* **WHAT THE TASK ASKS**
Please, without the pictures, retype exactly the lines from the start of the material through the line that holds "LOS ESTUDIANTES SELECCIONADOS.']".

* **PROVIDED DATA**
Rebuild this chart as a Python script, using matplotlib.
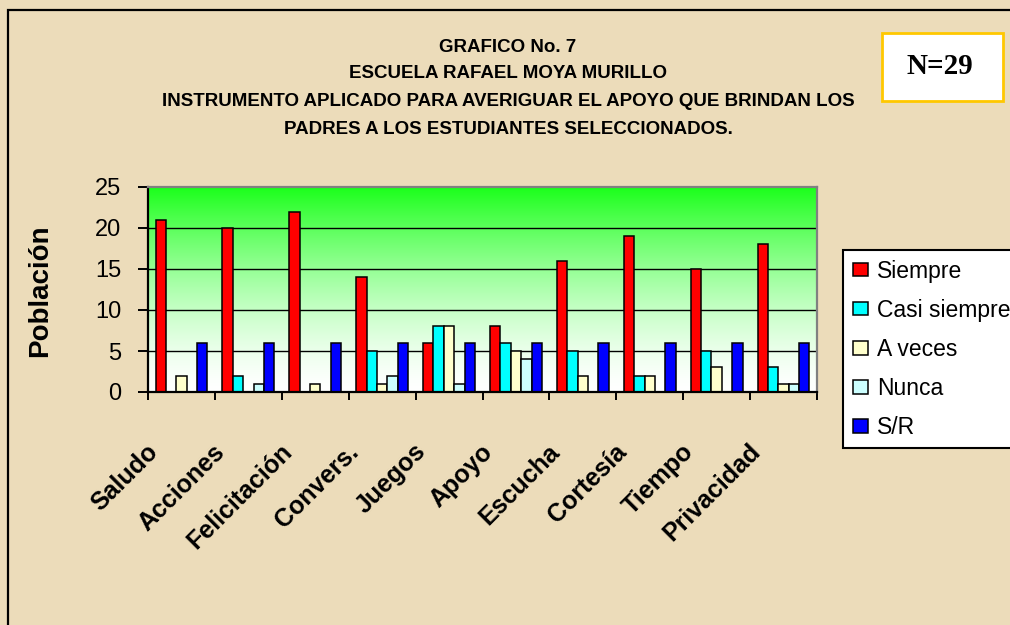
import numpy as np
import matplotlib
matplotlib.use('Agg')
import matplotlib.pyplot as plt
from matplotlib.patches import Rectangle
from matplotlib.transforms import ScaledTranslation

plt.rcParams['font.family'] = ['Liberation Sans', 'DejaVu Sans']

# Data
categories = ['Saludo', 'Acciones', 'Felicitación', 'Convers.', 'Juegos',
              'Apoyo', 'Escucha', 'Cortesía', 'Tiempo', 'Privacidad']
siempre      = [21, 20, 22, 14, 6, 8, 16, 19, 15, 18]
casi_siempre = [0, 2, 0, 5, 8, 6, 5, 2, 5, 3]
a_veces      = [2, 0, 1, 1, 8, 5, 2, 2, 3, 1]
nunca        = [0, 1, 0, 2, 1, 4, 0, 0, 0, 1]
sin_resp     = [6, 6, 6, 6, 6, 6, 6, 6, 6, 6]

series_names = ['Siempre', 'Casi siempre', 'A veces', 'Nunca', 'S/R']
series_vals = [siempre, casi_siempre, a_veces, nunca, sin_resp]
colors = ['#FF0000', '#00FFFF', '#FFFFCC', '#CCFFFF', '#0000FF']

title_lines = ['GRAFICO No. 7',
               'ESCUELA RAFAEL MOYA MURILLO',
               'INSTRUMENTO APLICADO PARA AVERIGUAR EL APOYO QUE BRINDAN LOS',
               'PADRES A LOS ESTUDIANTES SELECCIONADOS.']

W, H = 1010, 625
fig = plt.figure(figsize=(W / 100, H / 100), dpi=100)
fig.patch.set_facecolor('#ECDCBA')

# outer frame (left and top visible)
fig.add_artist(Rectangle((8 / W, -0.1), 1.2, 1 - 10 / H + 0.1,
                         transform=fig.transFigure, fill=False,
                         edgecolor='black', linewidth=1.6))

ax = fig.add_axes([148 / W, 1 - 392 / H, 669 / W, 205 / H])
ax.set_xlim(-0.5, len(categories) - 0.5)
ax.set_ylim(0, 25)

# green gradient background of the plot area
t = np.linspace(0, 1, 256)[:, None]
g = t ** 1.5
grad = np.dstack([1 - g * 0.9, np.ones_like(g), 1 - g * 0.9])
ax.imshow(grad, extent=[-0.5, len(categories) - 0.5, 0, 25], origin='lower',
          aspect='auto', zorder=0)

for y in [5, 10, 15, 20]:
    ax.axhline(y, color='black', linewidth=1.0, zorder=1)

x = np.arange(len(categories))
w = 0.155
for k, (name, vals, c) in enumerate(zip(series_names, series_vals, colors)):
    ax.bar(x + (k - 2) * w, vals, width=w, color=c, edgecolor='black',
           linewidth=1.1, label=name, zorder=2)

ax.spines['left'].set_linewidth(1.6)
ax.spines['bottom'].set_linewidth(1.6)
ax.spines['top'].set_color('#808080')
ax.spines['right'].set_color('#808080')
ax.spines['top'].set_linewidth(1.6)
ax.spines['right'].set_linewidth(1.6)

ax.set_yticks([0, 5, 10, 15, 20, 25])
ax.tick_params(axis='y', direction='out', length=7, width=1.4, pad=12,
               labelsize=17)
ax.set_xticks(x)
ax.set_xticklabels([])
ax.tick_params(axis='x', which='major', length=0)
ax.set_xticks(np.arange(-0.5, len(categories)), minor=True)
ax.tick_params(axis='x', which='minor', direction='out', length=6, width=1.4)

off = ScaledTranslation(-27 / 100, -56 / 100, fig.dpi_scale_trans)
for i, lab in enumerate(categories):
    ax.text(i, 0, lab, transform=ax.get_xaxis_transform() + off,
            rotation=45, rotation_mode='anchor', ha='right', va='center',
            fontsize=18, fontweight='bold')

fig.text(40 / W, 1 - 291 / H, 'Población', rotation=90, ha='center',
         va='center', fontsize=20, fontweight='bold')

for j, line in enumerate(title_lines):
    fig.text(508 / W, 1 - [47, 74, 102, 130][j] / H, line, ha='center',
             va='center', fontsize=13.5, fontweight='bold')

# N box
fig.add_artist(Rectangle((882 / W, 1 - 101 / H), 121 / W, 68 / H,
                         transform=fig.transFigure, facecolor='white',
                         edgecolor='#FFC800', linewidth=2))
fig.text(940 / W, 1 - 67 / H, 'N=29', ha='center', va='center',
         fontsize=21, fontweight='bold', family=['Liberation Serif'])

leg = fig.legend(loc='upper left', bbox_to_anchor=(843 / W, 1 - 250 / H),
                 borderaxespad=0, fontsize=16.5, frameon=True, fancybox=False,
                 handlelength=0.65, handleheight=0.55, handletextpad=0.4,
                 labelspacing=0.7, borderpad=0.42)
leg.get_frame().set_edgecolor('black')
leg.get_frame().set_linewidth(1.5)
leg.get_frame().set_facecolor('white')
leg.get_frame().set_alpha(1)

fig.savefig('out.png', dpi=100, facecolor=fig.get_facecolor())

* **OUTPUT FOR THIS TASK**
Rebuild this chart as a Python script, using matplotlib.
import numpy as np
import matplotlib
matplotlib.use('Agg')
import matplotlib.pyplot as plt
from matplotlib.patches import Rectangle
from matplotlib.transforms import ScaledTranslation

plt.rcParams['font.family'] = ['Liberation Sans', 'DejaVu Sans']

# Data
categories = ['Saludo', 'Acciones', 'Felicitación', 'Convers.', 'Juegos',
              'Apoyo', 'Escucha', 'Cortesía', 'Tiempo', 'Privacidad']
siempre      = [21, 20, 22, 14, 6, 8, 16, 19, 15, 18]
casi_siempre = [0, 2, 0, 5, 8, 6, 5, 2, 5, 3]
a_veces      = [2, 0, 1, 1, 8, 5, 2, 2, 3, 1]
nunca        = [0, 1, 0, 2, 1, 4, 0, 0, 0, 1]
sin_resp     = [6, 6, 6, 6, 6, 6, 6, 6, 6, 6]

series_names = ['Siempre', 'Casi siempre', 'A veces', 'Nunca', 'S/R']
series_vals = [siempre, casi_siempre, a_veces, nunca, sin_resp]
colors = ['#FF0000', '#00FFFF', '#FFFFCC', '#CCFFFF', '#0000FF']

title_lines = ['GRAFICO No. 7',
               'ESCUELA RAFAEL MOYA MURILLO',
               'INSTRUMENTO APLICADO PARA AVERIGUAR EL APOYO QUE BRINDAN LOS',
               'PADRES A LOS ESTUDIANTES SELECCIONADOS.']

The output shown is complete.